History
Prussian blue 3] was probably synthesized for the first time by the paint maker Diesbach in Berlin around the year 1706. Most historical sources do not mention a first name of Diesbach. Only Berger refers to him as Johann Jacob Diesbach. It was named "Preußisch blau" and "Berlinisch Blau" in 1709 by its first trader. The pigment replaced the expensive Lapis lazuli and was an important topic in the letters exchanged between Johann Leonhard Frisch and the president of the Royal Academy of Sciences, Gottfried Wilhelm Leibniz, between 1708 and 1716. It is first mentioned in a letter written by Frisch to Leibniz, from March 31, 1708. Not later than 1708, Frisch began to promote and sell the pigment across Europe. By August 1709, the pigment had been termed "Preussisch blau"; by November 1709, the German name "Berlinisch Blau" had been used for the first time by Frisch. Frisch himself is the author of the first known publication of Prussian blue in the paper Notitia Coerulei Berolinensis nuper inventi in 1710, as can be deduced from his letters. Diesbach had been working for Frisch since about 1701.
In 1731, Georg Ernst Stahl published an account of the first synthesis of Prussian blue. The story involves not only Diesbach but also Johann Konrad Dippel. Diesbach was attempting to create a red lake pigment from cochineal but obtained the blue instead as a result of the contaminated potash he was using.

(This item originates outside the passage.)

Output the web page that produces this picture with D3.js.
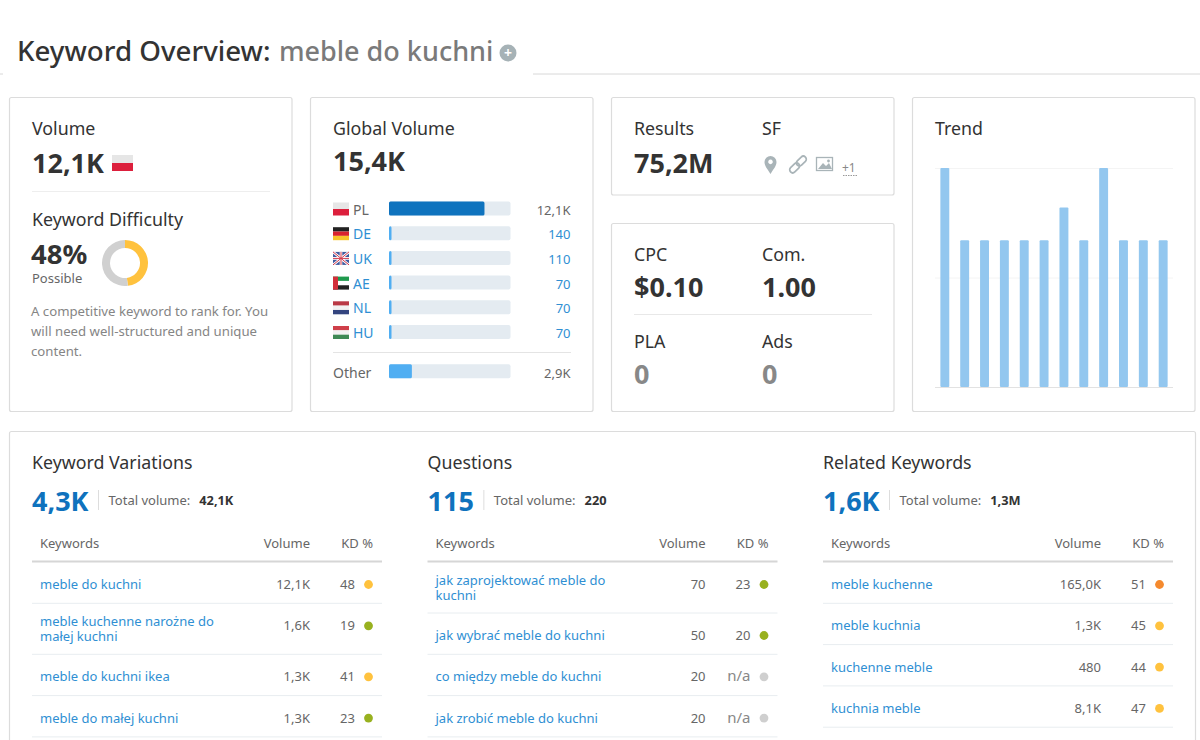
<!DOCTYPE html>
<html>
<head>
<meta charset="utf-8">
<script src="https://cdnjs.cloudflare.com/ajax/libs/d3/7.8.5/d3.min.js"></script>
<style>
  html, body { margin: 0; padding: 0; background: #fff; overflow: hidden; }
  svg { display: block; }
  text { font-family: "Noto Sans", "Open Sans", sans-serif; }
</style>
</head>
<body>
<svg id="canvas" width="1200" height="740"></svg>
<script>
// global volume
var countries = ["PL", "DE", "UK", "AE", "NL", "HU"];
var countryValues = [12100, 140, 110, 70, 70, 70];
var countryLabels = ["12,1K", "140", "110", "70", "70", "70"];
var otherValue = 2900;
var otherLabel = "2,9K";
var globalTotal = 15400;

// trend, relative to the highest month
var trendMonths = ["m1", "m2", "m3", "m4", "m5", "m6", "m7", "m8", "m9", "m10", "m11", "m12"];
var trendValues = [100, 67, 67, 67, 67, 67, 82, 67, 100, 67, 67, 67];
var trendGrid = [0, 50, 100];

// difficulty
var kdValue = 48;

// keyword tables
var variationKeywords = [["meble do kuchni"], ["meble kuchenne narożne do", "małej kuchni"], ["meble do kuchni ikea"], ["meble do małej kuchni"]];
var variationVolumes = ["12,1K", "1,6K", "1,3K", "1,3K"];
var variationKd = ["48", "19", "41", "23"];

var questionKeywords = [["jak zaprojektować meble do", "kuchni"], ["jak wybrać meble do kuchni"], ["co między meble do kuchni"], ["jak zrobić meble do kuchni"]];
var questionVolumes = ["70", "50", "20", "20"];
var questionKd = ["23", "20", "n/a", "n/a"];

var relatedKeywords = [["meble kuchenne"], ["meble kuchnia"], ["kuchenne meble"], ["kuchnia meble"]];
var relatedVolumes = ["165,0K", "1,3K", "480", "8,1K"];
var relatedKd = ["51", "45", "44", "47"];

var canvas = d3.select("#canvas");
var dark = "#333", grey = "#666", blue = "#0f72bd", lightBlue = "#2f8fd3";
var headSize = 17.8, bigSize = 27;

function label(g, x, y, str, size, color, weight, anchor) {
  return g.append("text")
    .attr("x", x).attr("y", y)
    .attr("font-size", size)
    .attr("fill", color)
    .attr("font-weight", weight || 400)
    .attr("text-anchor", anchor || "start")
    .text(str);
}

function hline(x1, x2, y, color, w) {
  canvas.append("line")
    .attr("x1", x1).attr("x2", x2).attr("y1", y).attr("y2", y)
    .attr("stroke", color).attr("stroke-width", w || 1);
}

function card(x, y, w, h) {
  canvas.append("rect")
    .attr("x", x + 0.5).attr("y", y + 0.5).attr("width", w).attr("height", h)
    .attr("rx", 2)
    .attr("fill", "#fff").attr("stroke", "#dcdcdc").attr("stroke-width", 1.2);
}

// flags are just stripes
function flag(x, y, w, h, colors) {
  var band = d3.scaleBand().domain(d3.range(colors.length)).range([y, y + h]);
  canvas.append("g").selectAll("rect")
    .data(colors)
    .enter()
    .append("rect")
    .attr("x", x).attr("y", function(d, i) { return band(i); })
    .attr("width", w).attr("height", band.bandwidth())
    .attr("fill", function(d) { return d; });
}

// title
hline(0, 3, 74, "#d8d8d8");
hline(533, 1200, 74, "#d8d8d8");
label(canvas, 17, 61, "Keyword Overview:", 27.7, dark, 500);
label(canvas, 279, 61, "meble do kuchni", 27, "#7a7a7a", 500);
canvas.append("circle").attr("cx", 508).attr("cy", 53).attr("r", 8.5).attr("fill", "#a6b2b6");
label(canvas, 508, 58, "+", 14, "#fff", 700, "middle");

// cards
card(9, 97, 282.5, 314);
card(310, 97, 282.5, 314);
card(611, 97, 282.5, 97.5);
card(611, 223, 282.5, 188);
card(912, 97, 282.5, 314);
card(9, 431, 1186, 330);

// volume card
label(canvas, 32, 134.5, "Volume", headSize, dark);
label(canvas, 32, 173, "12,1K", bigSize, dark, 700);
flag(112, 155, 21, 16, ["#e6e6e6", "#dc1f3c"]);
hline(32, 270, 191.5, "#eeeeee");
label(canvas, 32, 225.5, "Keyword Difficulty", headSize, dark);
label(canvas, 31, 264, "48%", 27.5, dark, 700);
label(canvas, 32, 283, "Possible", 13, grey);

var pie = d3.pie().sort(null);
var arc = d3.arc().innerRadius(15).outerRadius(23);
canvas.append("g")
  .attr("transform", "translate(125,263)")
  .selectAll("path")
  .data(pie([kdValue, 100 - kdValue]))
  .enter()
  .append("path")
  .attr("d", arc)
  .attr("fill", function(d, i) { return i == 0 ? "#ffc23e" : "#d0d0d0"; });

label(canvas, 31, 316, "A competitive keyword to rank for. You", 13.2, "#858585");
label(canvas, 31, 336, "will need well-structured and unique", 13.2, "#858585");
label(canvas, 31, 356, "content.", 13.2, "#858585");

// global volume card
label(canvas, 333, 134.5, "Global Volume", headSize, dark);
label(canvas, 333, 171, "15,4K", bigSize, dark, 700);

var barX = d3.scaleLinear().domain([0, globalTotal]).range([0, 121.5]);
var rowY = d3.scalePoint().domain(countries).range([208.5, 332]);
var flagColors = {
  PL: ["#e6e6e6", "#dc1f3c"],
  DE: ["#222222", "#d9232e", "#f7c52a"],
  UK: ["#3f5a9e"],
  AE: ["#1f9a4d", "#ffffff", "#222222"],
  NL: ["#ba3a46", "#f2f2f2", "#34457f"],
  HU: ["#cf3f4a", "#f2f2f2", "#3f8a55"]
};

countries.forEach(function(c, i) {
  var y = rowY(c);
  flag(333, y - 6, 16, 13, flagColors[c]);
  if (c == "UK") {
    var jack = "M333 " + (y - 6) + "L349 " + (y + 7) + "M349 " + (y - 6) + "L333 " + (y + 7) + "M341 " + (y - 6) + "V" + (y + 7) + "M333 " + (y + 0.5) + "H349";
    canvas.append("path").attr("d", jack).attr("stroke", "#fff").attr("stroke-width", 2.6);
    canvas.append("path").attr("d", jack).attr("stroke", "#d2374a").attr("stroke-width", 1);
  }
  if (c == "AE") {
    canvas.append("rect").attr("x", 333).attr("y", y - 6).attr("width", 5).attr("height", 13).attr("fill", "#d22f3a");
  }
  var color = i == 0 ? grey : lightBlue;
  label(canvas, 353, y + 6, c, 14, color);
  canvas.append("rect").attr("x", 389).attr("y", y - 7).attr("width", 121.5).attr("height", 14).attr("rx", 2).attr("fill", "#e4ebf1");
  canvas.append("rect").attr("x", 389).attr("y", y - 7)
    .attr("width", Math.max(2.5, barX(countryValues[i])))
    .attr("height", 14).attr("rx", 1.5)
    .attr("fill", i == 0 ? "#0f73be" : "#50aef2");
  label(canvas, 570.5, y + 6, countryLabels[i], 13, color, 400, "end");
});

hline(333, 571, 352.5, "#e4e4e4");
label(canvas, 333, 377.5, "Other", 14, grey);
canvas.append("rect").attr("x", 389).attr("y", 364.3).attr("width", 121.5).attr("height", 14).attr("rx", 2).attr("fill", "#e4ebf1");
canvas.append("rect").attr("x", 389).attr("y", 364.3).attr("width", barX(otherValue)).attr("height", 14).attr("rx", 1.5).attr("fill", "#50aef2");
label(canvas, 570.5, 377.5, otherLabel, 13, grey, 400, "end");

// results / sf
label(canvas, 634, 134.5, "Results", headSize, dark);
label(canvas, 634, 173, "75,2M", bigSize, dark, 700);
label(canvas, 762, 134.5, "SF", headSize, dark);

var iconColor = "#a9b4b8";
canvas.append("path")
  .attr("transform", "translate(770.5,165)")
  .attr("fill-rule", "evenodd")
  .attr("d", "M0 9C-3 4 -6 1 -6 -3A6 6 0 0 1 6 -3C6 1 3 4 0 9ZM0 -5.4A2.3 2.3 0 1 0 0.01 -5.4Z")
  .attr("fill", iconColor);
canvas.append("g")
  .attr("transform", "translate(798,164.5) rotate(-45)")
  .selectAll("rect")
  .data([-10.5, -1])
  .enter()
  .append("rect")
  .attr("x", function(d) { return d; }).attr("y", -3)
  .attr("width", 11.5).attr("height", 6).attr("rx", 3)
  .attr("fill", "none").attr("stroke", iconColor).attr("stroke-width", 1.7);
canvas.append("rect").attr("x", 816.5).attr("y", 157.5).attr("width", 16).attr("height", 13).attr("fill", "#fff").attr("stroke", iconColor).attr("stroke-width", 1.3);
canvas.append("path").attr("d", "M818 169L823 163L826 166L829 163L832 169Z").attr("fill", iconColor);
canvas.append("circle").attr("cx", 828.5).attr("cy", 161).attr("r", 1.4).attr("fill", iconColor);
label(canvas, 842, 172, "+1", 12, "#888");
canvas.append("line").attr("x1", 843).attr("x2", 858).attr("y1", 175.5).attr("y2", 175.5)
  .attr("stroke", "#999").attr("stroke-dasharray", "1.5 1");

// cpc card
label(canvas, 634, 260.5, "CPC", headSize, dark);
label(canvas, 634, 297, "$0.10", bigSize, dark, 700);
label(canvas, 762, 260.5, "Com.", headSize, dark);
label(canvas, 762, 297, "1.00", bigSize, dark, 700);
hline(634, 872, 314.5, "#e8e8e8");
label(canvas, 634, 347.5, "PLA", headSize, dark);
label(canvas, 634, 384, "0", bigSize, "#888", 700);
label(canvas, 762, 347.5, "Ads", headSize, dark);
label(canvas, 762, 384, "0", bigSize, "#888", 700);

// trend
label(canvas, 935, 134.5, "Trend", headSize, dark);
var trendX = d3.scaleBand().domain(trendMonths).range([935, 1173]).paddingInner(0.55).paddingOuter(0.27);
var trendY = d3.scaleLinear().domain([0, 100]).range([387, 168]);

canvas.append("g").selectAll("line")
  .data(trendGrid)
  .enter()
  .append("line")
  .attr("x1", 935).attr("x2", 1173)
  .attr("y1", function(d) { return trendY(d) + 0.5; })
  .attr("y2", function(d) { return trendY(d) + 0.5; })
  .attr("stroke", function(d) { return d == 0 ? "#e2e2e2" : "#f4f4f4"; });

canvas.append("g").selectAll("rect")
  .data(trendValues)
  .enter()
  .append("rect")
  .attr("x", function(d, i) { return trendX(trendMonths[i]); })
  .attr("y", function(d) { return trendY(d); })
  .attr("width", trendX.bandwidth())
  .attr("height", function(d) { return trendY(0) - trendY(d); })
  .attr("rx", 1)
  .attr("fill", "#93c7ef");

// bottom tables
function kdColor(kd) {
  if (kd == "n/a") return "#cfcfcf";
  var n = +kd;
  if (n < 30) return "#98b11f";
  if (n < 50) return "#ffc23e";
  return "#f58a2e";
}

function table(x0, title, count, total, keywords, volumes, kds) {
  label(canvas, x0, 468.5, title, headSize, dark);
  // the divider and total follow the width of the big number
  var countW = label(canvas, x0, 511, count, bigSize, blue, 700).node().getComputedTextLength();
  var sep = x0 + countW + 10;
  canvas.append("line").attr("x1", sep).attr("x2", sep).attr("y1", 490).attr("y2", 510).attr("stroke", "#dddddd");
  var totalW = label(canvas, sep + 10, 505, "Total volume:", 13, grey).node().getComputedTextLength();
  label(canvas, sep + 10 + totalW + 9, 505, total, 12.8, dark, 700);

  label(canvas, x0 + 8, 548, "Keywords", 13, grey);
  label(canvas, x0 + 278, 548, "Volume", 13, grey, 400, "end");
  label(canvas, x0 + 341, 548, "KD %", 13, grey, 400, "end");
  hline(x0, x0 + 350, 561.5, "#d6d6d6", 2);

  var y = 562;
  keywords.forEach(function(lines, i) {
    var h = lines.length > 1 ? 51 : 41.3;
    var mid = y + 22.5;
    var first = lines.length > 1 ? y + 23 : mid + 4.5;
    var kw = canvas.append("text")
      .attr("font-size", 13)
      .attr("fill", lightBlue);
    lines.forEach(function(s, j) {
      kw.append("tspan").attr("x", x0 + 8).attr("y", first + j * 15).text(s);
    });
    label(canvas, x0 + 278, mid + 4.5, volumes[i], 13, grey, 400, "end");
    if (kds[i] == "n/a") {
      label(canvas, x0 + 323, mid + 4.5, kds[i], 15, "#888", 400, "end");
    } else {
      label(canvas, x0 + 308, mid + 4.5, kds[i], 13, grey);
    }
    canvas.append("circle").attr("cx", x0 + 336.5).attr("cy", mid).attr("r", 4.4).attr("fill", kdColor(kds[i]));
    y += h;
    hline(x0, x0 + 350, y, "#e8edf0");
  });
}

table(32, "Keyword Variations", "4,3K", "42,1K", variationKeywords, variationVolumes, variationKd);
table(427.5, "Questions", "115", "220", questionKeywords, questionVolumes, questionKd);
table(823, "Related Keywords", "1,6K", "1,3M", relatedKeywords, relatedVolumes, relatedKd);
</script>
</body>
</html>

He borrowed the potash from Dippel, who had used it to produce his "animal oil". No other known historical source mentions Dippel in this context. It is therefore difficult to judge the reliability of this story today. In 1724, the recipe was finally published by John Woodward.
To date, the "Entombment of Christ", dated 1709 by Pieter van der Werff (Picture Gallery, Sanssouci, Potsdam) is the oldest known painting where Prussian blue was used. Around 1710, painters at the Prussian court were already using the pigment. At around the same time, Prussian blue arrived in Paris, where Antoine Watteau and later his successors Nicolas Lancret and Jean-Baptiste Pater used it in their paintings.

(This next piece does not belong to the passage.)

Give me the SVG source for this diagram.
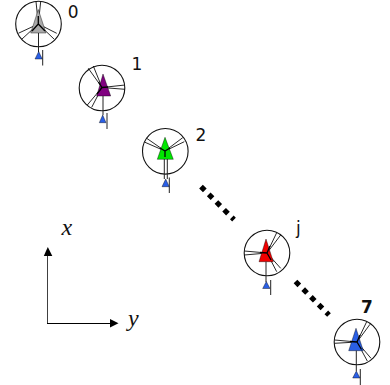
<svg xmlns="http://www.w3.org/2000/svg" width="390" height="385" viewBox="0 0 390 385">
<style>
.c{fill:#fff;stroke:#111;stroke-width:1.1}
.t{stroke:#000;stroke-width:.4}
.s{fill:none;stroke:#111;stroke-width:.9}
.h{fill:none;stroke:#000;stroke-width:1.3}
.stem{fill:none;stroke:#222;stroke-width:1}
.b{fill:#2a5fe6;stroke:#000;stroke-width:.4}
.l{font-family:"DejaVu Sans",sans-serif;font-size:17px;fill:#111}
.m{font-family:"Liberation Serif",serif;font-style:italic;font-size:24px;fill:#111}
.d{fill:none;stroke:#000;stroke-width:5.2;stroke-dasharray:5.4 5.5}
.a{fill:none;stroke:#000;stroke-width:1}
</style>
<g id="connectors">
<path class="d" d="M201 186.600L234 219.600"/>
<path class="d" d="M295.500 281.500L329 315"/>
<path class="a" d="M47.500 323.500V254" stroke-opacity=".75"/>
<path class="a" d="M47 323.500H111"/>
<path d="M47.800 247L52.300 256H43.800Z"/>
<path d="M118.500 323.300L110 319V327.500Z"/>
</g>
<g id="node-0">
<circle class="c" cx="38.500" cy="24" r="22.800"/>
<path class="s" d="M36 1.500L38.300 24L40.700 1.500M18.300 33.300L38.300 24L21.700 39.300M56.700 33.300L38.300 24L54.300 39.300"/>
<path class="t" fill="#aaa" d="M38.300 9.500L46 33H30.700Z"/>
<path class="h" d="M38.300 16V24L32 31M38.300 24L45 31"/>
<path class="stem" d="M38.500 33V52"/>
<path class="b" d="M38.700 51.500L42.300 59H35Z"/>
<path class="stem" d="M42.700 50V65.500"/>
<text class="l" x="67.800" y="18">0</text>
</g>
<g id="node-1">
<circle class="c" cx="102" cy="88" r="22.800"/>
<path class="s" d="M88.300 68.300L102 87.500L93.300 66M125 85L102 87.500L125 89.300M87.300 105L102 87.500L91.700 107.300"/>
<path class="t" fill="#800080" d="M103 74L110.700 96H96.700Z"/>
<path class="h" d="M98.500 82L102 87.500L108 87M102 87.500L97 94"/>
<path class="stem" d="M103 96V115"/>
<path class="b" d="M102.700 115L106 122.700H99.300Z"/>
<path class="stem" d="M107 113V129"/>
<text class="l" x="131.500" y="69.500">1</text>
</g>
<g id="node-2">
<circle class="c" cx="165.300" cy="151.300" r="22.800"/>
<path class="s" d="M146.700 138.300L165 151L145 142.300M182.700 137.700L165 151L184.300 141.700"/>
<path class="t" fill="#00e600" d="M165 137.300L173.300 159.300H157.300Z"/>
<path class="h" d="M160 148L165 151L170 148M165 151V157"/>
<path class="stem" d="M164.300 159V179M167.300 159V179"/>
<path class="b" d="M165.700 179L169.300 186.700H162Z"/>
<path class="stem" d="M169.300 177.500V193"/>
<text class="l" x="195.500" y="141">2</text>
</g>
<g id="node-j">
<circle class="c" cx="267" cy="253" r="22.800"/>
<path class="s" d="M276.700 232.700L267 253L280.700 235M244.300 251L267 253L244.300 255M276.700 271.700L267 253L280.700 268.300"/>
<path class="t" fill="#f00000" d="M266 239L273.300 261.700H259Z"/>
<path class="h" d="M270 246L267 253L260 252.500M267 253L271 260"/>
<path class="stem" d="M266 261.700V282"/>
<path class="b" d="M266.300 281.500L270 288.500H262.700Z"/>
<path class="stem" d="M270.700 280V295"/>
<text class="l" x="296" y="233.500">j</text>
</g>
<g id="node-7">
<circle class="c" cx="357" cy="342" r="22.800"/>
<path class="s" d="M366.700 321.700L357 342L370 324.300M334.700 340L357 342L334.700 343.300M367.300 361L357 342L371 358.300"/>
<path class="t" fill="#2a5fe6" d="M356 328.300L363.300 350.700H348.700Z"/>
<path class="h" d="M360 335L357 342L350 341.500M357 342L361.500 349.500"/>
<path class="stem" d="M356.300 350.700V371"/>
<path class="b" d="M356.300 371L360 378H352.700Z"/>
<path class="stem" d="M360.300 369V385"/>
<text class="l" x="361" y="312.500" font-weight="bold">7</text>
</g>
<g id="labels">
<text class="m" x="61.500" y="235">x</text>
<text class="m" x="128" y="326">y</text>
</g>
</svg>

This Prussian blue pigment is significant since it was the first stable and relatively lightfast blue pigment to be widely used following the loss of knowledge regarding the synthesis of Egyptian blue. European painters had previously used a number of pigments such as indigo dye, smalt, and Tyrian purple, which tend to fade, and the extremely expensive ultramarine made from lapis lazuli. Japanese painters and woodblock print artists likewise did not have access to a long-lasting blue pigment until they began to import Prussian blue from Europe.

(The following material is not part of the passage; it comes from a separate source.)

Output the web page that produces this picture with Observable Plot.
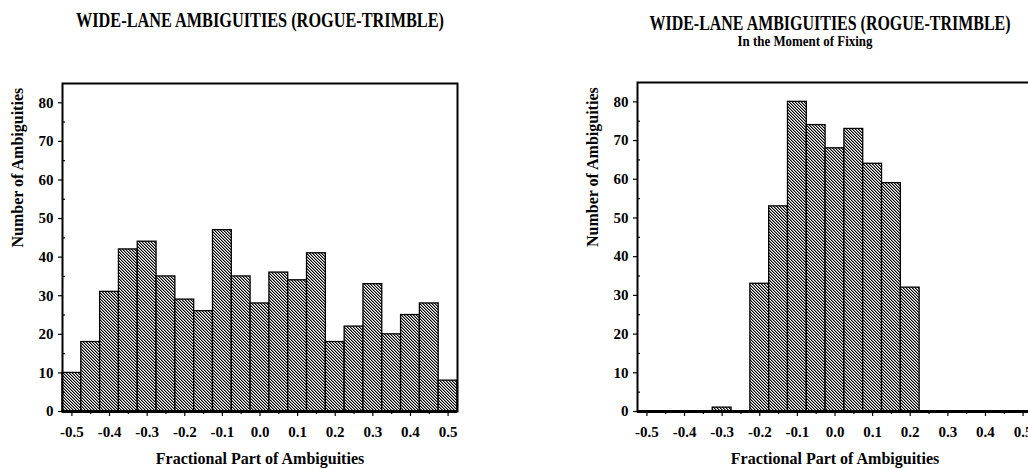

In 1752 the French chemist Pierre J. Macquer made the important step of showing the Prussian blue could be reduced to a salt of iron and a new acid, which could be used to reconstitute the dye. The new acid, hydrogen cyanide, first isolated from Prussian blue in pure form and characterized about 1783 by the Swedish chemist Carl Wilhelm Scheele, was eventually given the name Blausäure (literally "Blue acid") because of its derivation from Prussian blue, and in English became known popularly as Prussic acid. Prussian blue would also give the name to the ferrocyanide and cyanide family of compounds. Ferrocyanide (which is yellow) was coined as Neo Latin for "iron-containing blue material", since it was first isolated from Prussian blue. Cyanide, a colorless anion that forms in the process of making Prussian Blue, was named, in turn, for hydrogen cyanide (also colorless), and ultimately from ferrocyanide. It is for this reason that cyanide, even though the name of a colorless radical, is a Latinized form of the Greek word for "dark blue."